Segundo a 37ª Companhia Independente da Polícia Militar (Liberdade), que foi até o local após a tentativa de assalto, foram realizadas diligências na área, mas ninguém foi encontrado. A rua onde o depósito fica é deserta e residencial.
Em outubro do ano passado, os assaltantes agrediram o dono do estabelecimento. Até o início da noite de ontem, o proprietário não tinha informado o caso à 2ª Delegacia (Liberdade), responsável pela área. Segundo a Polícia Civil, não há confirmação se os casos — da empresa de segurança e do depósito de bebidas — têm relação.
Distintivo
A Polícia Civil informou, via assessoria, que geralmente os agentes não usam esse fardamento para diligências. Ainda segundo a assessoria, a camisa azul escura é utilizada para atividades internas e, em caráter especial, em grupo — durante operações, por exemplo.
Na camisa azul há o bordado da função do policial, o brasão e o nome ‘Polícia Civil’ nas costas. A assessoria disse ainda que, caso o cidadão suspeite da abordagem pode pedir para ver o distintivo de identificação do policial.
Se o suspeito se recusar a mostrar a identificação, de imediato a pessoa pode acionar a polícia e informar a situação. A Polícia Civil orienta ainda que não se deve reagir se o assalto se concretizar.
Até uniforme de estudante é usado por bandidos
Para o disfarce em ações criminosas, bandidos têm usado fardas de outras categorias profissionais, do Exército e até uniformes estudantis.
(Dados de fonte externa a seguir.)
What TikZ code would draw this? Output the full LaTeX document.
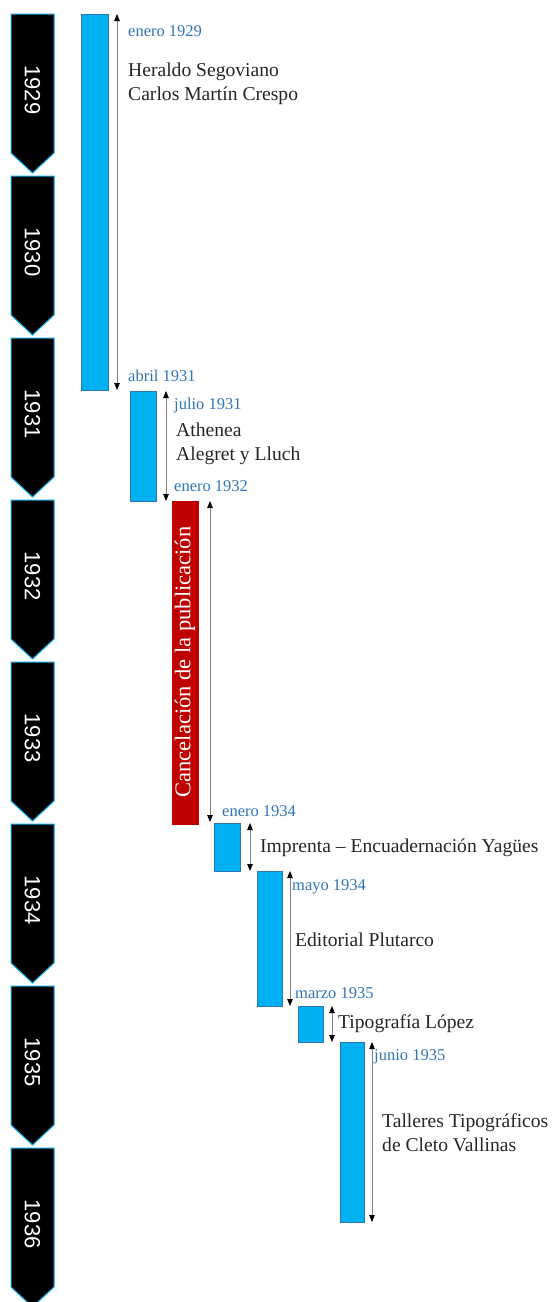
\documentclass[tikz,border=0pt]{standalone}
\usepackage{fontspec}
\setmainfont{Liberation Serif}
\newfontfamily\yearfont{Liberation Sans}
\usetikzlibrary{arrows.meta}
\definecolor{barblue}{HTML}{00B0F0}
\definecolor{barline}{HTML}{2E75B6}
\definecolor{lblblue}{HTML}{2E75B6}
\definecolor{cancelred}{HTML}{C00000}
\tikzset{
  yearshape/.style={fill=black,draw=barblue,line width=1pt},
  yeartext/.style={text=white,font=\yearfont\fontsize{22}{22}\selectfont,rotate=-90,inner sep=0pt},
  bar/.style={fill=barblue,draw=barline,line width=0.8pt},
  span/.style={draw=gray,line width=0.8pt,{Triangle[length=7pt,width=5.5pt,color=black]}-{Triangle[length=7pt,width=5.5pt,color=black]}},
  datelbl/.style={anchor=west,text=lblblue,font=\fontsize{16.5}{16.5}\selectfont,inner sep=0pt},
  namelbl/.style={anchor=west,align=left,text=black!85,font=\fontsize{19.6}{24}\selectfont,inner sep=0pt}
}
\begin{document}
\begin{tikzpicture}[x=1pt,y=-1pt]
\useasboundingbox (0,0) rectangle (552,1302);
% year chevrons
\foreach \yr [count=\i from 0] in {1929,1930,1931,1932,1933,1934,1935,1936}{
  \pgfmathsetmacro{\t}{14+162*\i}
  \draw[yearshape] (11,\t) -- (54,\t) -- (54,\t+139) -- (32.5,\t+159) -- (11,\t+139) -- cycle;
  \node[yeartext] (y\yr) at (32.5,\t+76) {\yr};
}
% bar 1
\draw[bar] (81,14) rectangle (108,390);
\coordinate (a1t) at (117,14); \coordinate (a1b) at (117,390);
\draw[span] (a1t) -- (a1b);
\node[datelbl] (d1) at (128,31) {enero 1929};
\node[namelbl] (n1) at (128,84) {Heraldo Segoviano\\Carlos Martín Crespo};
\node[datelbl] (d2) at (128,376) {abril 1931};
% bar 2
\draw[bar] (130,391) rectangle (156,501);
\coordinate (a2t) at (166,391); \coordinate (a2b) at (166,501);
\draw[span] (a2t) -- (a2b);
\node[datelbl] (d3) at (174,406) {julio 1931};
\node[namelbl] (n2) at (176,444) {Athenea\\Alegret y Lluch};
\node[datelbl] (d4) at (174,486) {enero 1932};
% red bar
\draw[fill=cancelred,draw=cancelred] (172,501) rectangle (198,824);
\node[rotate=90,text=white,font=\fontsize{22.5}{22.5}\selectfont,inner sep=0pt] (cancel) at (185,662) {Cancelación de la publicación};
\coordinate (a3t) at (210,501); \coordinate (a3b) at (210,822);
\draw[span] (a3t) -- (a3b);
\node[datelbl] (d5) at (222,811) {enero 1934};
% bar 3
\draw[bar] (214,823) rectangle (240,871);
\coordinate (a4t) at (250,823); \coordinate (a4b) at (250,871);
\draw[span] (a4t) -- (a4b);
\node[namelbl] (n3) at (260,848) {Imprenta – Encuadernación Yagües};
% bar 4
\draw[bar] (257,871) rectangle (282,1006);
\coordinate (a5t) at (290,871); \coordinate (a5b) at (290,1006);
\draw[span] (a5t) -- (a5b);
\node[datelbl] (d6) at (292,887) {mayo 1934};
\node[namelbl] (n4) at (295,940) {Editorial Plutarco};
\node[datelbl] (d7) at (295,993) {marzo 1935};
% bar 5
\draw[bar] (298,1006) rectangle (323,1042);
\coordinate (a6t) at (332,1006); \coordinate (a6b) at (332,1042);
\draw[span] (a6t) -- (a6b);
\node[namelbl] (n5) at (338,1024) {Tipografía López};
% bar 6
\draw[bar] (340,1042) rectangle (364,1222);
\coordinate (a7t) at (372,1042); \coordinate (a7b) at (372,1222);
\draw[span] (a7t) -- (a7b);
\node[datelbl] (d8) at (374,1057) {junio 1935};
\node[namelbl] (n6) at (382,1133) {Talleres Tipográficos\\de Cleto Vallinas};
\end{tikzpicture}
\end{document}
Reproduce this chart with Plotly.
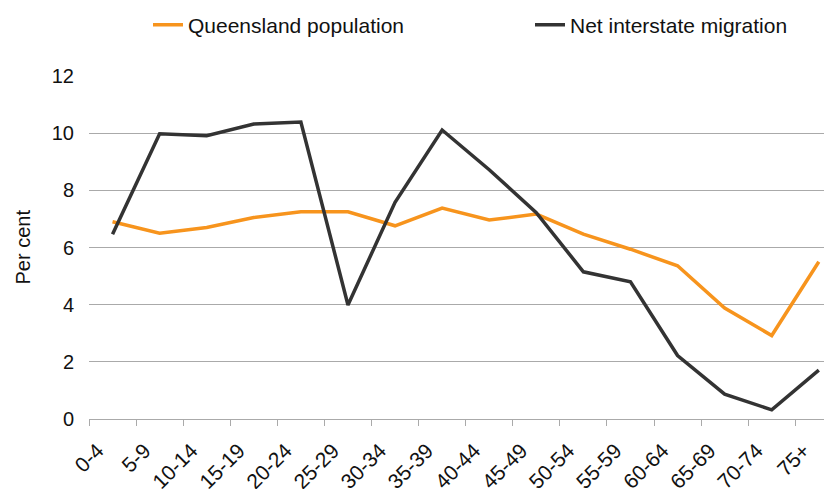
import plotly.graph_objects as go

age_groups = ["0-4", "5-9", "10-14", "15-19", "20-24", "25-29", "30-34", "35-39",
              "40-44", "45-49", "50-54", "55-59", "60-64", "65-69", "70-74", "75+"]
qld_population = [6.9, 6.5, 6.7, 7.05, 7.25, 7.25, 6.76, 7.38,
                  6.96, 7.17, 6.47, 5.94, 5.36, 3.88, 2.92, 5.5]
net_interstate = [6.46, 9.98, 9.91, 10.32, 10.39, 3.99, 7.58, 10.11,
                  8.72, 7.22, 5.15, 4.8, 2.22, 0.87, 0.32, 1.71]

FONT = "Liberation Sans, Arial, sans-serif"
TXT = "#111111"

W, H = 832, 489
ML, MT, MB, MR = 81, 68, 78, 0
PW = W - ML - MR

fig = go.Figure()
fig.add_trace(go.Scatter(x=age_groups, y=qld_population, mode="lines",
                         name="Queensland population", legend="legend",
                         line=dict(color="#F7941D", width=3.5)))
fig.add_trace(go.Scatter(x=age_groups, y=net_interstate, mode="lines",
                         name="Net interstate migration", legend="legend2",
                         line=dict(color="#333333", width=3.5)))

leg_common = dict(orientation="h", xref="container", yref="container",
                  yanchor="middle", xanchor="left",
                  font=dict(family=FONT, size=21, color=TXT),
                  bgcolor="rgba(0,0,0,0)", borderwidth=0)

fig.update_layout(
    width=W, height=H,
    margin=dict(l=ML, r=MR, t=MT, b=MB, autoexpand=False),
    paper_bgcolor="white", plot_bgcolor="white",
    font=dict(family=FONT, size=20, color=TXT),
    showlegend=True,
    legend=dict(x=140/W, y=1 - 17/H, **leg_common),
    legend2=dict(x=522/W, y=1 - 17/H, **leg_common),
    xaxis=dict(type="category", range=[-0.5, 15.45],
               tickson="boundaries", ticks="outside", ticklen=6,
               tickcolor="#AAAAAA", tickwidth=1.3,
               showline=True, linecolor="#AAAAAA", linewidth=1.3,
               showgrid=False, tickangle=-45, automargin=False,
               ticklabelshift=-15, ticklabelstandoff=10,
               tickfont=dict(family=FONT, size=21, color=TXT)),
    yaxis=dict(range=[0, 12], tickvals=[0, 2, 4, 6, 8, 10, 12],
               showgrid=True, gridcolor="#AAAAAA", gridwidth=1.3,
               zeroline=False, showline=False, ticks="",
               ticklabelstandoff=14, automargin=False,
               tickfont=dict(family=FONT, size=20, color=TXT)),
    annotations=[dict(text="Per cent", xref="paper", yref="paper",
                      x=(14 - ML) / PW, y=0.5, textangle=-90,
                      showarrow=False, xanchor="center", yanchor="middle",
                      font=dict(family=FONT, size=20, color=TXT))],
)

fig.write_html("out.html")
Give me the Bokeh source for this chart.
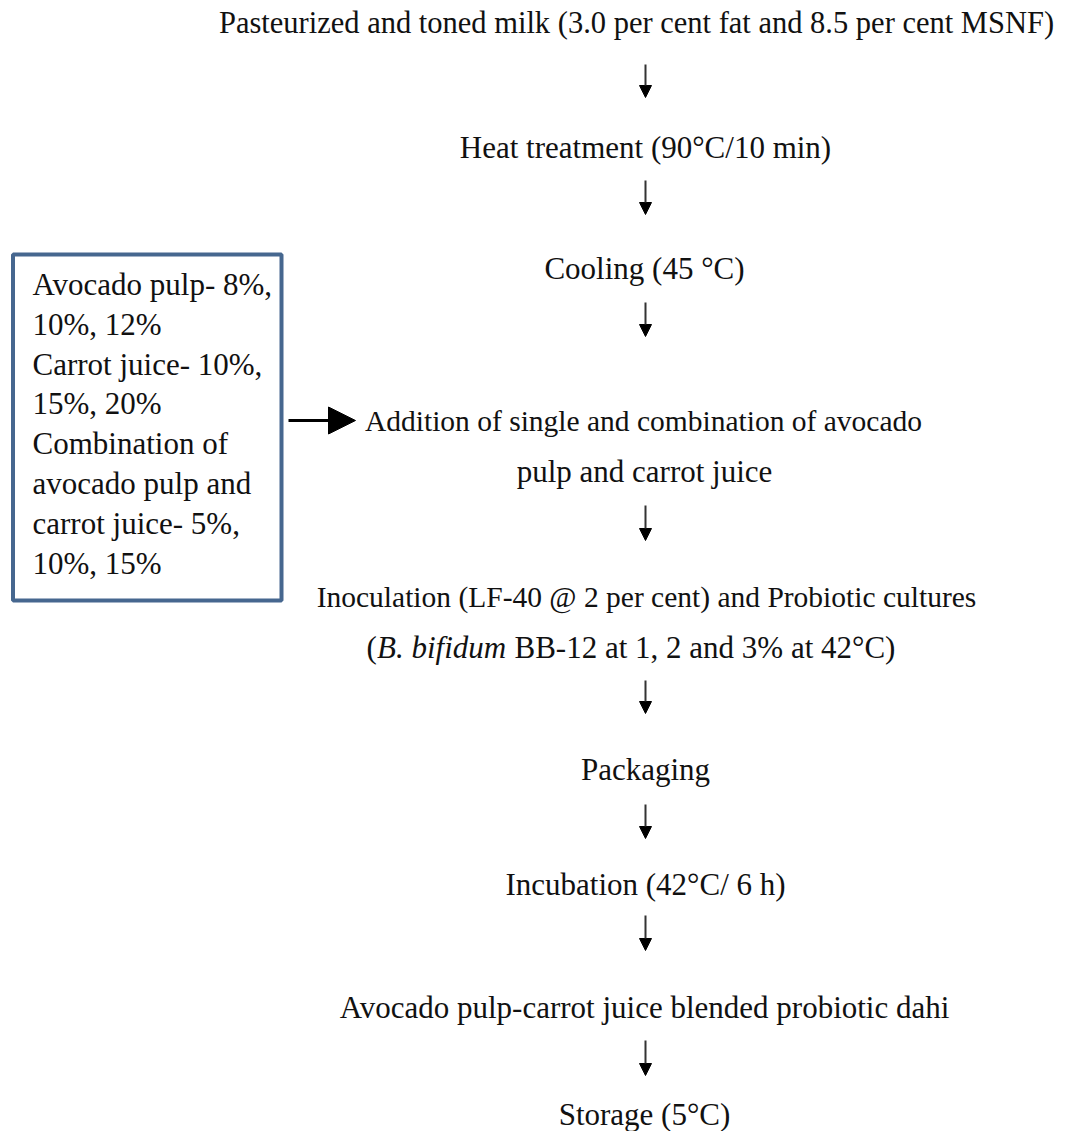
from bokeh.plotting import figure
from bokeh.models import Range1d, Arrow, NormalHead, ColumnDataSource
from bokeh.core.properties import value
from bokeh.embed import file_html
from bokeh.resources import INLINE

# ---- content ----
step_labels = [
    "Pasteurized and toned milk (3.0 per cent fat and 8.5 per cent MSNF)",
    "Heat treatment (90°C/10 min)",
    "Cooling (45 °C)",
    "Addition of single and combination of avocado",
    "pulp and carrot juice",
    "Inoculation (LF-40 @ 2 per cent) and Probiotic cultures",
    "Packaging",
    "Incubation (42°C/ 6 h)",
    "Avocado pulp-carrot juice blended probiotic dahi",
    "Storage (5°C)",
]
italic_parts = ["(", "B. bifidum", "BB-12 at 1, 2 and 3% at 42°C)"]
box_lines = [
    "Avocado pulp- 8%,",
    "10%, 12%",
    "Carrot juice- 10%,",
    "15%, 20%",
    "Combination of",
    "avocado pulp and",
    "carrot juice- 5%,",
    "10%, 15%",
]

# ---- layout (pixel-like coordinates) ----
W, H = 1060, 1131
CX = 645
step_y = [22, 147, 268, 420, 471, 596, 769, 884, 1007, 1114]
step_x = [636, 645, 644, 643, 644, 646, 645, 645, 644, 644]
step_fs = ["30.5px", "31px", "31px", "29.5px", "31px", "29.5px", "31px", "31px", "31px", "31px"]
arrow_y = [(64, 97), (180, 214), (302, 336), (505, 540), (680, 713), (804, 838), (915, 950), (1040, 1075)]
box_y0 = 284
box_dy = 39.8
FONT = value("Liberation Serif")
FS = "31px"

p = figure(width=W, height=H, output_backend="svg", toolbar_location=None,
           x_range=Range1d(0, W), y_range=Range1d(H, 0), min_border=0)
p.axis.visible = False
p.grid.visible = False
p.outline_line_color = None
p.background_fill_color = "white"
p.border_fill_color = "white"

src = ColumnDataSource(dict(x=step_x, y=step_y, t=step_labels, fs=step_fs))
p.text(x="x", y="y", text="t", source=src, text_align="center", text_baseline="middle",
       text_font=FONT, text_font_size="fs", text_color="#111111")

# mixed-style line
ix = [366, 376.5, 514]
istyle = ["normal", "italic", "normal"]
for xx, t, st in zip(ix, italic_parts, istyle):
    p.text(x=[xx], y=[647], text=[t], text_align="left", text_baseline="middle",
           text_font=FONT, text_font_size=FS, text_font_style=st, text_color="#111111")

# vertical arrows
for y0, y1 in arrow_y:
    p.add_layout(Arrow(x_start=CX, y_start=y0, x_end=CX, y_end=y1, line_width=2,
                       line_color="#333333",
                       end=NormalHead(size=12, fill_color="black", line_color="black", line_width=1)))

# horizontal arrow from box
p.add_layout(Arrow(x_start=288, y_start=420, x_end=355, y_end=420, line_width=3,
                   line_color="black",
                   end=NormalHead(size=27, fill_color="black", line_color="black", line_width=1)))

# box
p.quad(left=[12.5], right=[281], top=[254], bottom=[600], fill_color="white",
       line_color="#46678f", line_width=4)
bsrc = ColumnDataSource(dict(x=[32] * len(box_lines),
                             y=[box_y0 + i * box_dy for i in range(len(box_lines))],
                             t=box_lines))
p.text(x="x", y="y", text="t", source=bsrc, text_align="left", text_baseline="middle",
       text_font=FONT, text_font_size=FS, text_color="#111111")

open("out.html", "w").write(file_html(p, INLINE))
Em agosto do ano passado, dois homens foram mortos durante o assalto a um sindicato, na Avenida San Martin.
Um deles usava uniforme de uma empresa de bebida, e não despertou a atenção no local. Em junho, três jovens foram presos, um deles com farda escolar e armado com um revólver, quando supostamente se preparavam para roubar uma lotérica em Brotas.
Em janeiro do ano passado, bandidos usaram uniformes do Exército para explodir caixas eletrônicos no município de Araci. Na capital, no mesmo mês, um ladrão vestido como promotor de vendas da Elma Chips enganou a vigilância e seis homens armados roubaram o HiperBompreço do Salvador Norte Shopping, em São Cristóvão. Foram feitos 50 reféns na ação.